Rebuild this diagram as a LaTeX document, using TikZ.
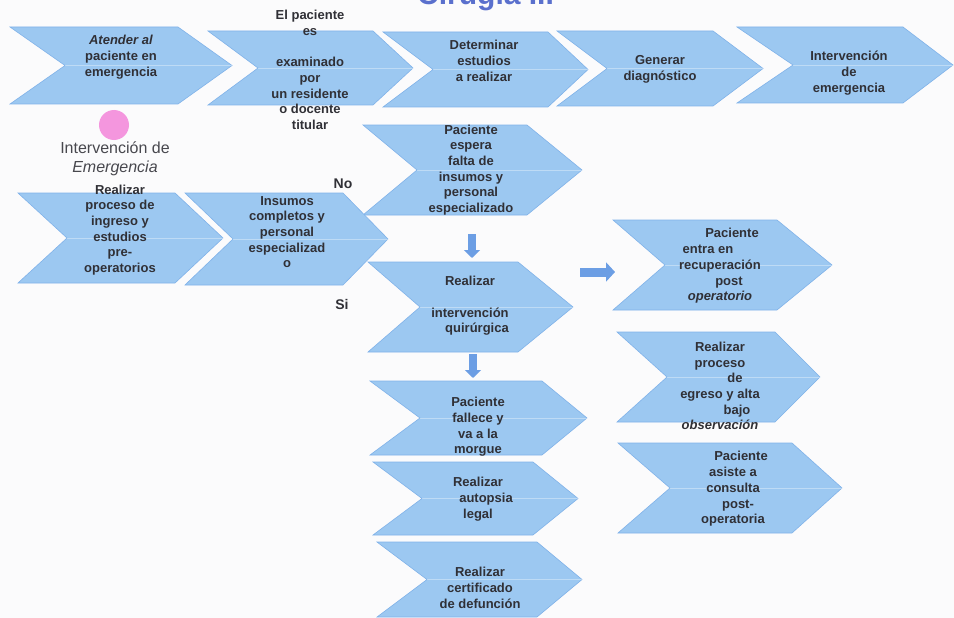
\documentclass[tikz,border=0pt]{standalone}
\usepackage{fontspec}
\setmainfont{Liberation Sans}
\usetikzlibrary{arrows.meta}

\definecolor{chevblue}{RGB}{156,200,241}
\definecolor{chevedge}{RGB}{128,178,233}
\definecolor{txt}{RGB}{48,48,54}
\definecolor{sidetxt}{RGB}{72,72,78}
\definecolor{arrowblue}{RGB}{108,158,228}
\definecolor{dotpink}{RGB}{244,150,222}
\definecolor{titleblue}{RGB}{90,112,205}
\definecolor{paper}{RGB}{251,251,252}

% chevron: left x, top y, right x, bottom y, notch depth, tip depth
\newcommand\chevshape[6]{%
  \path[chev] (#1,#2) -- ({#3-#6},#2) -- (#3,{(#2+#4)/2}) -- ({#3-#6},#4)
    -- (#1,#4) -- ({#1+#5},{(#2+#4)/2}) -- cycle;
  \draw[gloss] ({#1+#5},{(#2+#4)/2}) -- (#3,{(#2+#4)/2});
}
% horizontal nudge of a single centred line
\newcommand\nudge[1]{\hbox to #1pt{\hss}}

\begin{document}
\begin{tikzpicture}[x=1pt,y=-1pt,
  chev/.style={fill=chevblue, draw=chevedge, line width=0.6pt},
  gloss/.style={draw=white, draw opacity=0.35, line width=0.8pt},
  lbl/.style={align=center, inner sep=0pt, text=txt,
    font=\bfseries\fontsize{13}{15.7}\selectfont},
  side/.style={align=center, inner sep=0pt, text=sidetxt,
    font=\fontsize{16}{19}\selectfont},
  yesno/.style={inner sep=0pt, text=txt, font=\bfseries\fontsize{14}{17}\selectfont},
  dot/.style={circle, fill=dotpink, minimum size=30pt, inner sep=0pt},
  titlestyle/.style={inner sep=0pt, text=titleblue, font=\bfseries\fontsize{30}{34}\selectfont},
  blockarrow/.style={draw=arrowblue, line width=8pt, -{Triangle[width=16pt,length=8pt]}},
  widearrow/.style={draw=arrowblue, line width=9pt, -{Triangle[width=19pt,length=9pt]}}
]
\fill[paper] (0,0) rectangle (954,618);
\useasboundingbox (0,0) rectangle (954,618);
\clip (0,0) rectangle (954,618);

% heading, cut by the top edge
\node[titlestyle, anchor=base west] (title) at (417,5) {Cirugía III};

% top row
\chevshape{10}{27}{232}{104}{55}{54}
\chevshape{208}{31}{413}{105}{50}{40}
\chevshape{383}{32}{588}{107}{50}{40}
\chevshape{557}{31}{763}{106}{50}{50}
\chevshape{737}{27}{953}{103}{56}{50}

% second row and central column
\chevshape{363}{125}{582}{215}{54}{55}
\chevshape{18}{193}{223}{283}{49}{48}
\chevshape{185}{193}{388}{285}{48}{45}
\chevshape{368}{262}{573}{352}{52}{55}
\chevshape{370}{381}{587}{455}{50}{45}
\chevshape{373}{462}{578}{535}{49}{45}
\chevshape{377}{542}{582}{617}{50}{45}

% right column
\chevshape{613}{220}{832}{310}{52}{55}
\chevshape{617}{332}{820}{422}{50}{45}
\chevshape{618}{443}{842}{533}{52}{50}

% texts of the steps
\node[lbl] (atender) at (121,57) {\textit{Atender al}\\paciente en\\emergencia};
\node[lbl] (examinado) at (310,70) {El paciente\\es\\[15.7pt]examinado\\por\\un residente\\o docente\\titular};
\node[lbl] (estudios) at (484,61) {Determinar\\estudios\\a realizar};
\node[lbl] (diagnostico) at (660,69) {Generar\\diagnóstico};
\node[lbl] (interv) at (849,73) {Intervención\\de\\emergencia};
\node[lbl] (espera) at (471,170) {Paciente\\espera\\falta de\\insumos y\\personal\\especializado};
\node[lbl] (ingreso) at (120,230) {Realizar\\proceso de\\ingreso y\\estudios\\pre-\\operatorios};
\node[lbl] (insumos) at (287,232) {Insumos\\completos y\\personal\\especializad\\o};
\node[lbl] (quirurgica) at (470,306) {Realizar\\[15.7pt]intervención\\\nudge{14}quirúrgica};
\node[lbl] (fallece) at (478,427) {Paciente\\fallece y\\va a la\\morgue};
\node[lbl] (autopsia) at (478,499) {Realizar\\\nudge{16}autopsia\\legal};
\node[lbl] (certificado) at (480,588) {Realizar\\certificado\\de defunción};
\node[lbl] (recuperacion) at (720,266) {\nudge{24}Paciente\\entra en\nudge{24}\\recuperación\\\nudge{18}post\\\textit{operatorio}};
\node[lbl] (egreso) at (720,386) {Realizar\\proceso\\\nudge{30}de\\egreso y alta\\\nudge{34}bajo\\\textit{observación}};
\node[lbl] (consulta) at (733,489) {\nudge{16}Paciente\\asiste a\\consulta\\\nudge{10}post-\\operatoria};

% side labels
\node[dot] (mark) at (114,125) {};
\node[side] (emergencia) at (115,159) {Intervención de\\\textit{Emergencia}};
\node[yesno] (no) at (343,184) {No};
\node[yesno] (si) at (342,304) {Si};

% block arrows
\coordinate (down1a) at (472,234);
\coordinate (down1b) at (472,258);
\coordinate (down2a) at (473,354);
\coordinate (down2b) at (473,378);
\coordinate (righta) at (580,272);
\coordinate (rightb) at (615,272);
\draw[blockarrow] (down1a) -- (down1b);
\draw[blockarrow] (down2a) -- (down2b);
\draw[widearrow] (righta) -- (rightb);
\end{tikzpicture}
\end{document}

================================

_What to do:_
Set down all the data again exactly as above, pictures excluded.

_Correct response:_
Rebuild this diagram as a LaTeX document, using TikZ.
\documentclass[tikz,border=0pt]{standalone}
\usepackage{fontspec}
\setmainfont{Liberation Sans}
\usetikzlibrary{arrows.meta}

\definecolor{chevblue}{RGB}{156,200,241}
\definecolor{chevedge}{RGB}{128,178,233}
\definecolor{txt}{RGB}{48,48,54}
\definecolor{sidetxt}{RGB}{72,72,78}
\definecolor{arrowblue}{RGB}{108,158,228}
\definecolor{dotpink}{RGB}{244,150,222}
\definecolor{titleblue}{RGB}{90,112,205}
\definecolor{paper}{RGB}{251,251,252}

% chevron: left x, top y, right x, bottom y, notch depth, tip depth
\newcommand\chevshape[6]{%
  \path[chev] (#1,#2) -- ({#3-#6},#2) -- (#3,{(#2+#4)/2}) -- ({#3-#6},#4)
    -- (#1,#4) -- ({#1+#5},{(#2+#4)/2}) -- cycle;
  \draw[gloss] ({#1+#5},{(#2+#4)/2}) -- (#3,{(#2+#4)/2});
}
% horizontal nudge of a single centred line
\newcommand\nudge[1]{\hbox to #1pt{\hss}}

\begin{document}
\begin{tikzpicture}[x=1pt,y=-1pt,
  chev/.style={fill=chevblue, draw=chevedge, line width=0.6pt},
  gloss/.style={draw=white, draw opacity=0.35, line width=0.8pt},
  lbl/.style={align=center, inner sep=0pt, text=txt,
    font=\bfseries\fontsize{13}{15.7}\selectfont},
  side/.style={align=center, inner sep=0pt, text=sidetxt,
    font=\fontsize{16}{19}\selectfont},
  yesno/.style={inner sep=0pt, text=txt, font=\bfseries\fontsize{14}{17}\selectfont},
  dot/.style={circle, fill=dotpink, minimum size=30pt, inner sep=0pt},
  titlestyle/.style={inner sep=0pt, text=titleblue, font=\bfseries\fontsize{30}{34}\selectfont},
  blockarrow/.style={draw=arrowblue, line width=8pt, -{Triangle[width=16pt,length=8pt]}},
  widearrow/.style={draw=arrowblue, line width=9pt, -{Triangle[width=19pt,length=9pt]}}
]
\fill[paper] (0,0) rectangle (954,618);
\useasboundingbox (0,0) rectangle (954,618);
\clip (0,0) rectangle (954,618);

% heading, cut by the top edge
\node[titlestyle, anchor=base west] (title) at (417,5) {Cirugía III};

% top row
\chevshape{10}{27}{232}{104}{55}{54}
\chevshape{208}{31}{413}{105}{50}{40}
\chevshape{383}{32}{588}{107}{50}{40}
\chevshape{557}{31}{763}{106}{50}{50}
\chevshape{737}{27}{953}{103}{56}{50}

% second row and central column
\chevshape{363}{125}{582}{215}{54}{55}
\chevshape{18}{193}{223}{283}{49}{48}
\chevshape{185}{193}{388}{285}{48}{45}
\chevshape{368}{262}{573}{352}{52}{55}
\chevshape{370}{381}{587}{455}{50}{45}
\chevshape{373}{462}{578}{535}{49}{45}
\chevshape{377}{542}{582}{617}{50}{45}

% right column
\chevshape{613}{220}{832}{310}{52}{55}
\chevshape{617}{332}{820}{422}{50}{45}
\chevshape{618}{443}{842}{533}{52}{50}

% texts of the steps
\node[lbl] (atender) at (121,57) {\textit{Atender al}\\paciente en\\emergencia};
\node[lbl] (examinado) at (310,70) {El paciente\\es\\[15.7pt]examinado\\por\\un residente\\o docente\\titular};
\node[lbl] (estudios) at (484,61) {Determinar\\estudios\\a realizar};
\node[lbl] (diagnostico) at (660,69) {Generar\\diagnóstico};
\node[lbl] (interv) at (849,73) {Intervención\\de\\emergencia};
\node[lbl] (espera) at (471,170) {Paciente\\espera\\falta de\\insumos y\\personal\\especializado};
\node[lbl] (ingreso) at (120,230) {Realizar\\proceso de\\ingreso y\\estudios\\pre-\\operatorios};
\node[lbl] (insumos) at (287,232) {Insumos\\completos y\\personal\\especializad\\o};
\node[lbl] (quirurgica) at (470,306) {Realizar\\[15.7pt]intervención\\\nudge{14}quirúrgica};
\node[lbl] (fallece) at (478,427) {Paciente\\fallece y\\va a la\\morgue};
\node[lbl] (autopsia) at (478,499) {Realizar\\\nudge{16}autopsia\\legal};
\node[lbl] (certificado) at (480,588) {Realizar\\certificado\\de defunción};
\node[lbl] (recuperacion) at (720,266) {\nudge{24}Paciente\\entra en\nudge{24}\\recuperación\\\nudge{18}post\\\textit{operatorio}};
\node[lbl] (egreso) at (720,386) {Realizar\\proceso\\\nudge{30}de\\egreso y alta\\\nudge{34}bajo\\\textit{observación}};
\node[lbl] (consulta) at (733,489) {\nudge{16}Paciente\\asiste a\\consulta\\\nudge{10}post-\\operatoria};

% side labels
\node[dot] (mark) at (114,125) {};
\node[side] (emergencia) at (115,159) {Intervención de\\\textit{Emergencia}};
\node[yesno] (no) at (343,184) {No};
\node[yesno] (si) at (342,304) {Si};

% block arrows
\coordinate (down1a) at (472,234);
\coordinate (down1b) at (472,258);
\coordinate (down2a) at (473,354);
\coordinate (down2b) at (473,378);
\coordinate (righta) at (580,272);
\coordinate (rightb) at (615,272);
\draw[blockarrow] (down1a) -- (down1b);
\draw[blockarrow] (down2a) -- (down2b);
\draw[widearrow] (righta) -- (rightb);
\end{tikzpicture}
\end{document}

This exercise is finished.